E-panhandling: Will beg online for cash
NEW YORK (Reuters) — Need to pay down credit card debt? Desperate for money for music lessons? Simply tired of working and too embarrassed to stand on the corner with a tin cup? Try "cyberbegging." For some, the clinks in their cyberpails are starting to add up.
Yahoo started a "begging" category with four sites in 1996. But the recent spike in activity and diversity of sites, last month led Yahoo to rename the category e-panhandling, said Michelle Heimburger, senior lead surfer for Yahoo, a sort of new economy equivalent of Manhattan's storied Bowery.
There are now 51 sites in the category, ranging from some shamelessly looking for cash to others seeking financial assistance for loans or medical treatments, Heimburger said.
Rich Schmidt, a freelance music marketer, who is one of the first cyberbeggars, wants little more than an appearance on the Late Show with David Letterman ... and, of course, cash.
"To me, the Internet is creative anarchy. I just wanted to make my mark. I thought, what if 1% of the Web surfers out there sent me a dollar," Schmidt said. "That was the impetus for the idea."
His site, SendMeADollar.com, has raised more than $4,800 since it was set up about three years ago. Schmidt reviews other cyberbeggars on his site and allows people to post a short message or an ad for a donation.
When Schmidt first started, he asked Web surfers to send him a dollar in the mail, but he soon switched over to PayPal, which makes it easy to collect money on the Internet.
"I get a lot of e-mail from people who really have hardships and are asking for advice. If they think they are going to get rich doing it, they aren't," Schmidt said. "My goal was to be a guest on the David Letterman show, having gotten hundreds of thousands of dollars. Who knows? I may still get there."
In the short-term, though, Schmidt said he is going to start selling banner ads on his site to help finance a new mini-van for his family.
Other Web sites in that category include the Internet Squeegee Guy, who "will wash the inside of your monitor screen for spare change."

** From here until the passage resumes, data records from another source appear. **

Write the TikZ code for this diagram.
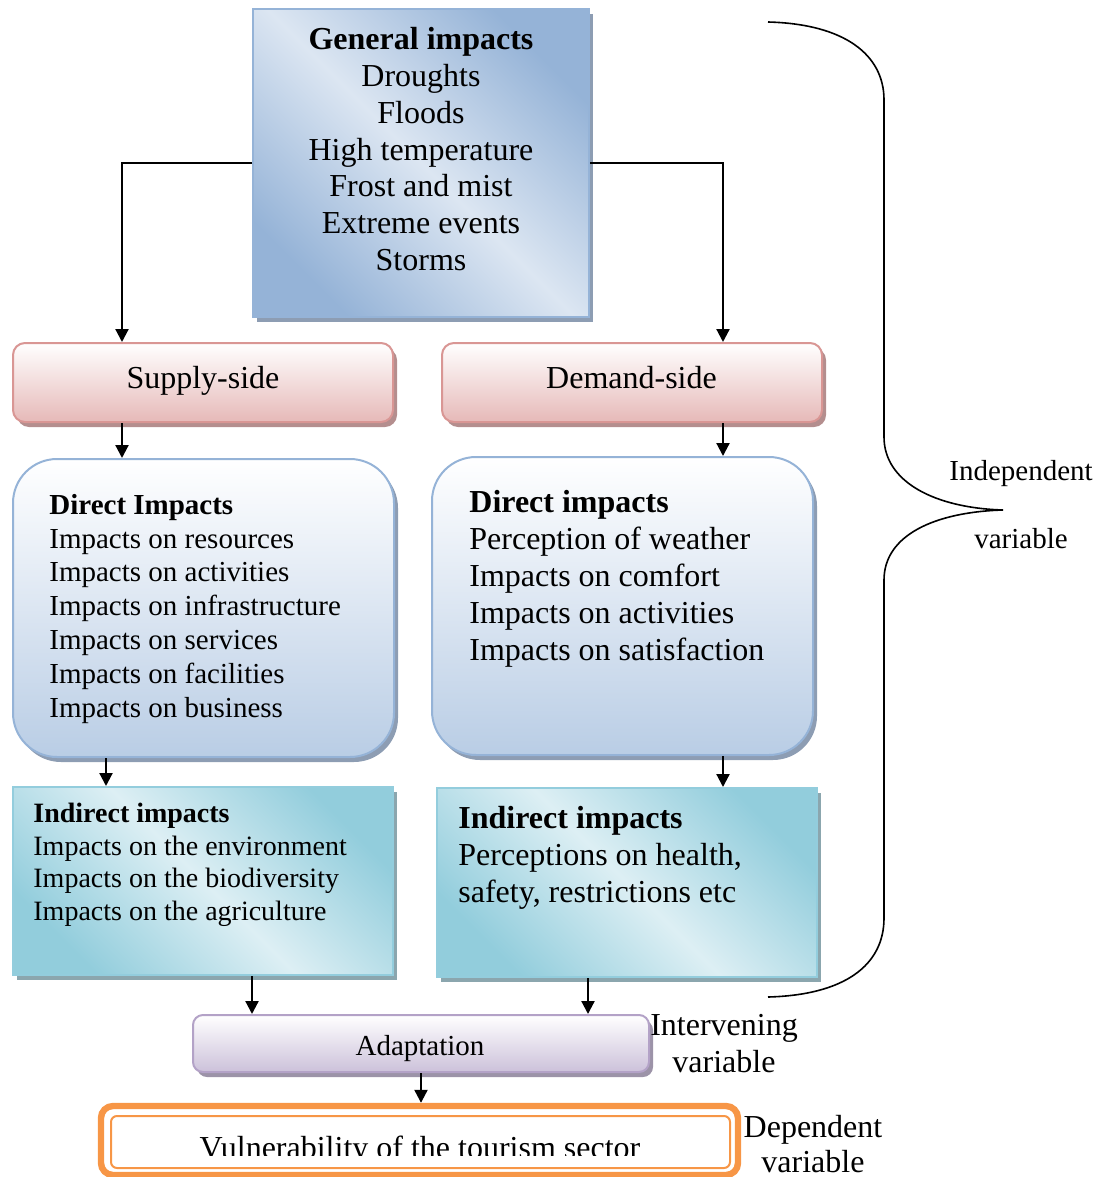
\documentclass[tikz,border=0pt]{standalone}
\usepackage{fontspec}
\setmainfont{Liberation Serif}
\usetikzlibrary{arrows.meta,shadows}

% palette
\definecolor{bdark}{HTML}{95B3D7}
\definecolor{blight}{HTML}{DCE6F2}
\definecolor{tdark}{HTML}{92CDDC}
\definecolor{tlight}{HTML}{DDEFF4}
\definecolor{pinkline}{HTML}{D99694}
\definecolor{pinkbot}{HTML}{E6B9B8}
\definecolor{blueline}{HTML}{95B3D7}
\definecolor{bluebot}{HTML}{B9CDE5}
\definecolor{lavline}{HTML}{B3A2C7}
\definecolor{lavbot}{HTML}{CCC1DA}
\definecolor{tealline}{HTML}{93CDDD}
\definecolor{orangeline}{HTML}{F79646}
\definecolor{shblue}{HTML}{8D9DB3}
\definecolor{shpink}{HTML}{B48E8E}
\definecolor{shteal}{HTML}{8BA6AE}
\definecolor{shlav}{HTML}{9C93A8}

% diagonal gradients, dark at two opposite corners and light along the middle
\pgfdeclarehorizontalshading{bluerefl}{100bp}{color(0bp)=(bdark); color(25bp)=(bdark); color(50bp)=(blight); color(75bp)=(bdark); color(100bp)=(bdark)}
\pgfdeclarehorizontalshading{tealrefl}{100bp}{color(0bp)=(tdark); color(25bp)=(tdark); color(50bp)=(tlight); color(75bp)=(tdark); color(100bp)=(tdark)}

\tikzset{
  box/.style={inner sep=0pt, line width=1pt},
  shade/.style={drop shadow={shadow xshift=2pt, shadow yshift=-2.5pt, fill=#1, opacity=1}},
  genbox/.style={box, draw=bdark, shading=bluerefl, shading angle=45, shade=shblue},
  sidebox/.style={box, draw=pinkline, top color=white, bottom color=pinkbot, rounded corners=6pt, shade=shpink},
  dirbox/.style={box, draw=blueline, top color=white, bottom color=bluebot, rounded corners=22pt, shade=shblue},
  indbox/.style={box, draw=tealline, shading=tealrefl, shading angle=45, shade=shteal},
  adbox/.style={box, draw=lavline, top color=white, bottom color=lavbot, rounded corners=5pt, shade=shlav},
  arr/.style={line width=1.1pt, -{Triangle[length=6.5pt,width=6.5pt]}},
  tA/.style={inner sep=0pt, font=\fontsize{16}{19}\selectfont},
  tB/.style={inner sep=0pt, font=\fontsize{14.5}{17}\selectfont},
  tC/.style={inner sep=0pt, font=\fontsize{14}{16.5}\selectfont},
}

\begin{document}
\begin{tikzpicture}[x=0.5pt, y=-0.5pt]
\useasboundingbox (0,0) rectangle (1113,1177);

% ---- boxes ----
\node[genbox, minimum width=168pt, minimum height=154pt] (gen) at (421,163) {};
\node[sidebox, minimum width=190pt, minimum height=39.5pt] (supply) at (203,382.5) {};
\node[sidebox, minimum width=190pt, minimum height=39.5pt] (demand) at (632,382.5) {};
\node[dirbox, minimum width=190.5pt, minimum height=149pt] (dirL) at (203.5,608) {};
\node[dirbox, minimum width=190.5pt, minimum height=149pt] (dirR) at (622.5,606) {};
\node[indbox, minimum width=190pt, minimum height=94pt] (indL) at (203,881) {};
\node[indbox, minimum width=190pt, minimum height=94.5pt] (indR) at (627,882.5) {};
\node[adbox, minimum width=228pt, minimum height=28.5pt] (adapt) at (421,1043.5) {};
\node[box, draw=orangeline, line width=3.2pt, rounded corners=6pt,
      minimum width=318.5pt, minimum height=34.5pt] (vuln) at (419.5,1140.5) {};
\node[box, draw=orangeline, line width=1pt, rounded corners=3pt,
      minimum width=309.5pt, minimum height=26pt] (vulnin) at (420.5,1142) {};

% ---- texts ----
\node[tA, anchor=base] (genT) at (421,50) {\textbf{General impacts}};
\foreach \t [count=\i from 0] in {Droughts, Floods, High temperature, Frost and mist, Extreme events, Storms}
  \node[tA, anchor=base] (gen\i) at (421,{87+36.6*\i}) {\t};

\node[tA, anchor=base] (supT) at (203,388) {Supply-side};
\node[tA, anchor=base] (demT) at (631.5,388) {Demand-side};

\node[tB, anchor=base west] (dlT) at (49,514) {\textbf{Direct Impacts}};
\foreach \t [count=\i from 0] in {resources, activities, infrastructure, services, facilities, business}
  \node[tB, anchor=base west] (dl\i) at (49,{548+33.8*\i}) {Impacts on \t};

\node[tA, anchor=base west] (drT) at (469,512) {\textbf{Direct impacts}};
\foreach \t [count=\i from 0] in {Perception of weather, Impacts on comfort, Impacts on activities, Impacts on satisfaction}
  \node[tA, anchor=base west] (dr\i) at (469,{549+37*\i}) {\t};

\node[tC, anchor=base west] (ilT) at (33,822) {\textbf{Indirect impacts}};
\foreach \t [count=\i from 0] in {environment, biodiversity, agriculture}
  \node[tC, anchor=base west] (il\i) at (33,{855+32.6*\i}) {Impacts on the \t};

\node[tA, anchor=base west] (irT) at (458,828) {\textbf{Indirect impacts}};
\node[tA, anchor=base west] (ir0) at (458,865) {Perceptions on health,};
\node[tA, anchor=base west] (ir1) at (458,902) {safety, restrictions etc};

\node[tB, anchor=base] (adT) at (420,1055) {Adaptation};

\begin{scope}
  \clip (100,1100) rectangle (740,1155);
  \node[tA, anchor=base] (vuT) at (420,1158) {Vulnerability of the tourism sector};
\end{scope}

\node[tA, anchor=base] (iv0) at (724,1035) {Intervening};
\node[tA, anchor=base] (iv1) at (724,1072) {variable};
\node[tA, anchor=base] (dp0) at (813,1137) {Dependent};
\node[tA, anchor=base] (dp1) at (813,1172) {variable};
\node[tB, anchor=base] (in0) at (1021,480) {Independent};
\node[tB, anchor=base] (in1) at (1021,548) {variable};

% ---- connectors ----
\draw[arr] (gen.west) -| ([xshift=55pt]supply.north west);
\draw[arr] (gen.east) -| ([xshift=-50pt]demand.north east);
\draw[arr] ([xshift=55pt]supply.south west) -- ([xshift=55pt]supply.south west |- dirL.north);
\draw[arr] ([xshift=-50pt]demand.south east) -- ([xshift=-50pt]demand.south east |- dirR.north);
\draw[arr] ([xshift=47pt]dirL.south west) -- ([xshift=47pt]dirL.south west |- indL.north);
\draw[arr] ([xshift=-45.5pt]dirR.south east) -- ([xshift=-45.5pt]dirR.south east |- indR.north);
\draw[arr] ([xshift=120pt]indL.south west) -- ([xshift=120pt]indL.south west |- adapt.north);
\draw[arr] ([xshift=76pt]indR.south west) -- ([xshift=76pt]indR.south west |- adapt.north);
\draw[arr] (adapt.south) -- (adapt.south |- vuln.north);

% ---- brace for the independent variables ----
\draw[line width=0.8pt]
  (768,22) .. controls (845,24) and (884,55) .. (884,100)
  -- (884,437) .. controls (884,482) and (935,508) .. (1003,510)
  .. controls (935,512) and (884,535) .. (884,580)
  -- (884,918) .. controls (884,965) and (845,995) .. (768,997);
\end{tikzpicture}
\end{document}
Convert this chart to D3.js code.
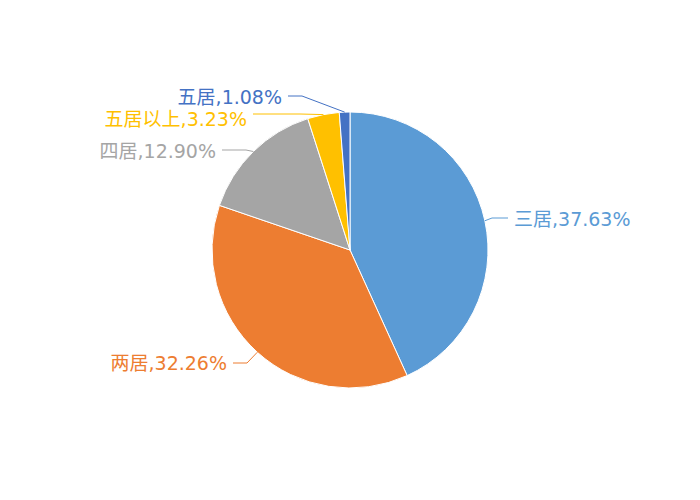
<!DOCTYPE html>
<html><head><meta charset="utf-8">
<script src="https://cdn.jsdelivr.net/npm/d3@7/dist/d3.min.js"></script>
<style>body{margin:0;background:#fff}svg{display:block}</style>
</head><body>
<svg id="c" width="700" height="500"></svg>
<script>
const categories = ["三居", "两居", "四居", "五居以上", "五居"];
const values = [37.63, 32.26, 12.90, 3.23, 1.08];
const colors = ["#5B9BD5", "#ED7D31", "#A5A5A5", "#FFC000", "#4472C4"];

// label layout: elbow and line end points (layout only)
const labelLayout = [
  {ex: 492, ey: 218, lx: 508, ly: 218, ty: 219, anchor: "start"},
  {ex: 247, ey: 363, lx: 233, ly: 363, ty: 363, anchor: "end"},
  {ex: 246, ey: 150, lx: 222, ly: 150, ty: 151, anchor: "end"},
  {ex: 300, ey: 114, lx: 253, ly: 114, ty: 119.5, anchor: "end"},
  {ex: 302, ey: 96,  lx: 288, ly: 96,  ty: 97, anchor: "end"}
];

const svg = d3.select("#c");
const cx = 350, cy = 250, r = 138;
const data = categories.map((c, i) => ({cat: c, val: values[i], i}));
const pie = d3.pie().sort(null).value(d => d.val);
const arcs = pie(data);
const arc = d3.arc().innerRadius(0).outerRadius(r);
const g = svg.append("g").attr("transform", `translate(${cx},${cy})`);
g.selectAll("path.s").data(arcs).enter().append("path")
  .attr("d", arc).attr("fill", d => colors[d.data.i])
  .attr("stroke", "#fff").attr("stroke-width", 1);

const outer = d3.arc().innerRadius(r).outerRadius(r);
arcs.forEach((a, i) => {
  const [px, py] = outer.centroid(a);
  const L = labelLayout[i];
  svg.append("polyline")
    .attr("points", [[cx + px, cy + py], [L.ex, L.ey], [L.lx, L.ly]].map(p => p.join(",")).join(" "))
    .attr("fill", "none").attr("stroke", colors[i]).attr("stroke-width", 1);
  svg.append("text")
    .attr("x", L.anchor === "start" ? L.lx + 6 : L.lx - 6)
    .attr("y", L.ty).attr("dy", "0.35em")
    .attr("text-anchor", L.anchor)
    .attr("fill", colors[i])
    .attr("font-family", "'DejaVu Sans', 'Noto Sans CJK SC', sans-serif")
    .attr("font-size", 19)
    .text(`${categories[i]},${values[i].toFixed(2)}%`);
});
</script>
</body></html>
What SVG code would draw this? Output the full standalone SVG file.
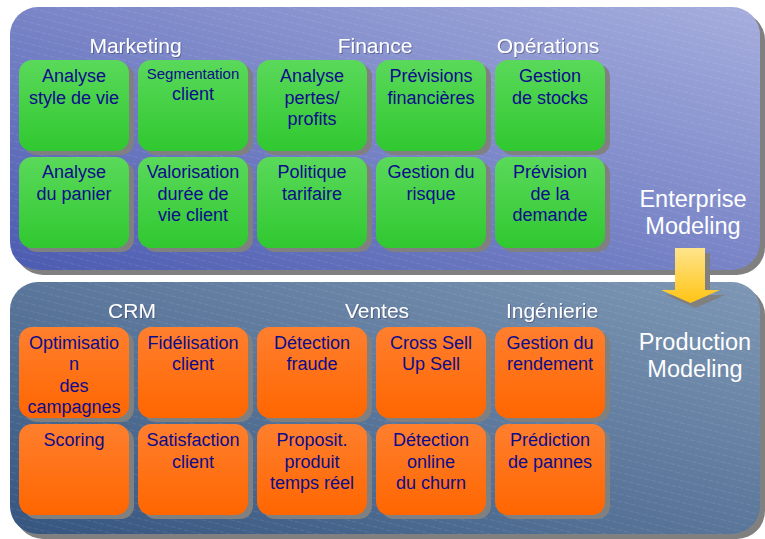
<svg xmlns="http://www.w3.org/2000/svg" width="765" height="539" viewBox="0 0 765 539">
  <defs>
    <linearGradient id="gTop" x1="1" y1="0" x2="0" y2="1">
      <stop offset="0" stop-color="#a6aedd"/>
      <stop offset="1" stop-color="#4b5bb0"/>
    </linearGradient>
    <linearGradient id="gBottom" x1="1" y1="0" x2="0" y2="1">
      <stop offset="0" stop-color="#7e97b5"/>
      <stop offset="1" stop-color="#36557f"/>
    </linearGradient>
    <linearGradient id="gGreen" x1="0" y1="0" x2="0" y2="1">
      <stop offset="0" stop-color="#5ad95a"/>
      <stop offset="1" stop-color="#30c830"/>
    </linearGradient>
    <linearGradient id="gOrange" x1="0" y1="0" x2="0" y2="1">
      <stop offset="0" stop-color="#ff7f2e"/>
      <stop offset="1" stop-color="#ff6600"/>
    </linearGradient>
    <linearGradient id="gArrow" x1="0" y1="0" x2="0" y2="1">
      <stop offset="0" stop-color="#ffe48c"/>
      <stop offset="1" stop-color="#ffc414"/>
    </linearGradient>
    <pattern id="hatch" width="7" height="7" patternUnits="userSpaceOnUse" patternTransform="rotate(14)">
      <line x1="0" y1="0.5" x2="7" y2="0.5" stroke="#ffffff" stroke-opacity="0.13" stroke-width="0.7" stroke-dasharray="4 2"/>
    </pattern>
    <filter id="txtShadow" x="-10%" y="-20%" width="120%" height="150%">
      <feDropShadow dx="1" dy="1" stdDeviation="0.4" flood-color="#30305a" flood-opacity="0.45"/>
    </filter>
  </defs>
  <style>
    text { font-family: "Liberation Sans", Arial, sans-serif; text-anchor: middle; }
    .hdr { font-size: 21px; fill: #ffffff; filter: url(#txtShadow); }
    .big { font-size: 23.5px; fill: #ffffff; }
    .lbl { font-size: 18px; fill: #0c0c8c; }
    .sm { font-size: 15px; }
    .shadow { fill: #808080; }
    .green { fill: url(#gGreen); }
    .orange { fill: url(#gOrange); }
  </style>

  <!-- layer panels -->
  <g id="panel-enterprise">
    <rect class="shadow" x="15" y="12" width="750" height="263" rx="28"/>
    <rect x="10" y="7" width="750" height="263" rx="28" fill="url(#gTop)"/>
    <rect x="10" y="7" width="750" height="263" rx="28" fill="url(#hatch)"/>
    <text class="hdr" x="135.5" y="53">Marketing</text>
    <text class="hdr" x="375" y="53">Finance</text>
    <text class="hdr" x="548" y="53">Opérations</text>
    <text class="big" x="693" y="207">Enterprise</text>
    <text class="big" x="693" y="234">Modeling</text>
  </g>
  <g id="panel-production">
    <rect class="shadow" x="15" y="287" width="750" height="252" rx="28"/>
    <rect x="10" y="282" width="750" height="252" rx="28" fill="url(#gBottom)"/>
    <rect x="10" y="282" width="750" height="252" rx="28" fill="url(#hatch)"/>
    <text class="hdr" x="132" y="318">CRM</text>
    <text class="hdr" x="377" y="318">Ventes</text>
    <text class="hdr" x="552" y="318">Ingénierie</text>
    <text class="big" x="695" y="350">Production</text>
    <text class="big" x="695" y="377">Modeling</text>
  </g>

  <!-- enterprise modeling tiles -->
  <g id="analyse-style-de-vie">
    <rect class="shadow" x="24" y="64" width="110" height="91" rx="13"/>
    <rect class="green" x="19" y="60" width="110" height="91" rx="13"/>
    <text class="lbl" x="74" y="82">Analyse<tspan x="74" y="104">style de vie</tspan></text>
  </g>
  <g id="segmentation-client">
    <rect class="shadow" x="143" y="64" width="110" height="91" rx="13"/>
    <rect class="green" x="138" y="60" width="110" height="91" rx="13"/>
    <text class="lbl sm" x="193" y="79">Segmentation</text>
    <text class="lbl" x="193" y="100">client</text>
  </g>
  <g id="analyse-pertes-profits">
    <rect class="shadow" x="262" y="64" width="110" height="91" rx="13"/>
    <rect class="green" x="257" y="60" width="110" height="91" rx="13"/>
    <text class="lbl" x="312" y="82">Analyse<tspan x="312" y="104">pertes/</tspan><tspan x="312" y="125">profits</tspan></text>
  </g>
  <g id="previsions-financieres">
    <rect class="shadow" x="381" y="64" width="110" height="91" rx="13"/>
    <rect class="green" x="376" y="60" width="110" height="91" rx="13"/>
    <text class="lbl" x="431" y="82">Prévisions<tspan x="431" y="104">financières</tspan></text>
  </g>
  <g id="gestion-de-stocks">
    <rect class="shadow" x="500" y="64" width="110" height="91" rx="13"/>
    <rect class="green" x="495" y="60" width="110" height="91" rx="13"/>
    <text class="lbl" x="550" y="82">Gestion<tspan x="550" y="104">de stocks</tspan></text>
  </g>

  <g id="analyse-du-panier">
    <rect class="shadow" x="24" y="161" width="110" height="91" rx="13"/>
    <rect class="green" x="19" y="157" width="110" height="91" rx="13"/>
    <text class="lbl" x="74" y="178">Analyse<tspan x="74" y="200">du panier</tspan></text>
  </g>
  <g id="valorisation-duree-de-vie">
    <rect class="shadow" x="143" y="161" width="110" height="91" rx="13"/>
    <rect class="green" x="138" y="157" width="110" height="91" rx="13"/>
    <text class="lbl" x="193" y="178">Valorisation<tspan x="193" y="200">durée de</tspan><tspan x="193" y="221">vie client</tspan></text>
  </g>
  <g id="politique-tarifaire">
    <rect class="shadow" x="262" y="161" width="110" height="91" rx="13"/>
    <rect class="green" x="257" y="157" width="110" height="91" rx="13"/>
    <text class="lbl" x="312" y="178">Politique<tspan x="312" y="200">tarifaire</tspan></text>
  </g>
  <g id="gestion-du-risque">
    <rect class="shadow" x="381" y="161" width="110" height="91" rx="13"/>
    <rect class="green" x="376" y="157" width="110" height="91" rx="13"/>
    <text class="lbl" x="431" y="178">Gestion du<tspan x="431" y="200">risque</tspan></text>
  </g>
  <g id="prevision-de-la-demande">
    <rect class="shadow" x="500" y="161" width="110" height="91" rx="13"/>
    <rect class="green" x="495" y="157" width="110" height="91" rx="13"/>
    <text class="lbl" x="550" y="178">Prévision<tspan x="550" y="200">de la</tspan><tspan x="550" y="221">demande</tspan></text>
  </g>

  <!-- production modeling tiles -->
  <g id="optimisation-des-campagnes">
    <rect class="shadow" x="24" y="331" width="110" height="91" rx="13"/>
    <rect class="orange" x="19" y="327" width="110" height="91" rx="13"/>
    <text class="lbl" x="74" y="349">Optimisatio<tspan x="74" y="370">n</tspan><tspan x="74" y="392">des</tspan><tspan x="74" y="413">campagnes</tspan></text>
  </g>
  <g id="fidelisation-client">
    <rect class="shadow" x="143" y="331" width="110" height="91" rx="13"/>
    <rect class="orange" x="138" y="327" width="110" height="91" rx="13"/>
    <text class="lbl" x="193" y="349">Fidélisation<tspan x="193" y="370">client</tspan></text>
  </g>
  <g id="detection-fraude">
    <rect class="shadow" x="262" y="331" width="110" height="91" rx="13"/>
    <rect class="orange" x="257" y="327" width="110" height="91" rx="13"/>
    <text class="lbl" x="312" y="349">Détection<tspan x="312" y="370">fraude</tspan></text>
  </g>
  <g id="cross-sell-up-sell">
    <rect class="shadow" x="381" y="331" width="110" height="91" rx="13"/>
    <rect class="orange" x="376" y="327" width="110" height="91" rx="13"/>
    <text class="lbl" x="431" y="349">Cross Sell<tspan x="431" y="370">Up Sell</tspan></text>
  </g>
  <g id="gestion-du-rendement">
    <rect class="shadow" x="500" y="331" width="110" height="91" rx="13"/>
    <rect class="orange" x="495" y="327" width="110" height="91" rx="13"/>
    <text class="lbl" x="550" y="349">Gestion du<tspan x="550" y="370">rendement</tspan></text>
  </g>

  <g id="scoring">
    <rect class="shadow" x="24" y="428" width="110" height="91" rx="13"/>
    <rect class="orange" x="19" y="424" width="110" height="91" rx="13"/>
    <text class="lbl" x="74" y="446">Scoring</text>
  </g>
  <g id="satisfaction-client">
    <rect class="shadow" x="143" y="428" width="110" height="91" rx="13"/>
    <rect class="orange" x="138" y="424" width="110" height="91" rx="13"/>
    <text class="lbl" x="193" y="446">Satisfaction<tspan x="193" y="468">client</tspan></text>
  </g>
  <g id="proposit-produit-temps-reel">
    <rect class="shadow" x="262" y="428" width="110" height="91" rx="13"/>
    <rect class="orange" x="257" y="424" width="110" height="91" rx="13"/>
    <text class="lbl" x="312" y="446">Proposit.<tspan x="312" y="468">produit</tspan><tspan x="312" y="489">temps réel</tspan></text>
  </g>
  <g id="detection-online-du-churn">
    <rect class="shadow" x="381" y="428" width="110" height="91" rx="13"/>
    <rect class="orange" x="376" y="424" width="110" height="91" rx="13"/>
    <text class="lbl" x="431" y="446">Détection<tspan x="431" y="468">online</tspan><tspan x="431" y="489">du churn</tspan></text>
  </g>
  <g id="prediction-de-pannes">
    <rect class="shadow" x="500" y="428" width="110" height="91" rx="13"/>
    <rect class="orange" x="495" y="424" width="110" height="91" rx="13"/>
    <text class="lbl" x="550" y="446">Prédiction<tspan x="550" y="468">de pannes</tspan></text>
  </g>

  <!-- block arrow from enterprise to production layer -->
  <g id="connectors">
    <polygon class="shadow" points="680,253 710,253 710,295 725,295 695.5,308 666,295 680,295"/>
    <polygon points="675,248 705,248 705,290 720,290 690.5,303 661,290 675,290" fill="url(#gArrow)"/>
  </g>
</svg>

Penny Hawkins hopes to get enough money to finish nursing school so she can divorce her husband, she says. So far, she has received more than $1,500 through her Web site, HelpMeLeaveMyHusband.com.
Along with e-mailed donations, she said she got a healthy dose of feedback.
"As far as the crazier responses, I would have to say that they are usually dedicated to the religious fanatics that want to save me and/or my marriage," Hawkins said.
A compelling site, HelpLeahGetPregnant.com, was started by a young Seattle couple seeking emotional and financial support as they tried to start a family and pay off an in-vitro fertilization bill of more than $12,000.
But Princess Natalie of Westwood, Ohio, may not elicit much compassion.
On her Web site, she says people should donate money because imagining a world where "someone as talented as me was forced to work" would be a scary thought and "it could ruin her manicure."
Still, according to the site, she has collected $1,473, a toe ring, a phone card, books, and some death threats.
Ed from Dallas is looking to buy a Hummer with Web donations.
So, why exactly would anyone want to donate their own hard-earned money to a cyberbeggar?
"I think when people come to the site they think, 'I wish I'd thought of it' and, in the spirit of that, people give a dollar," Schmidt said.
With the success of the e-panhandling sites comes the inevitable backlash of parodies, including "Don't Save Karyn." The site's creators, Bob and Ben, say they too are e-panhandlers, and are not pretending to be anything else. If anyone has an extra dollar, they promise "to waste your money in inventive and creative ways" rather than "use it to pay any bills or help starving children in Africa."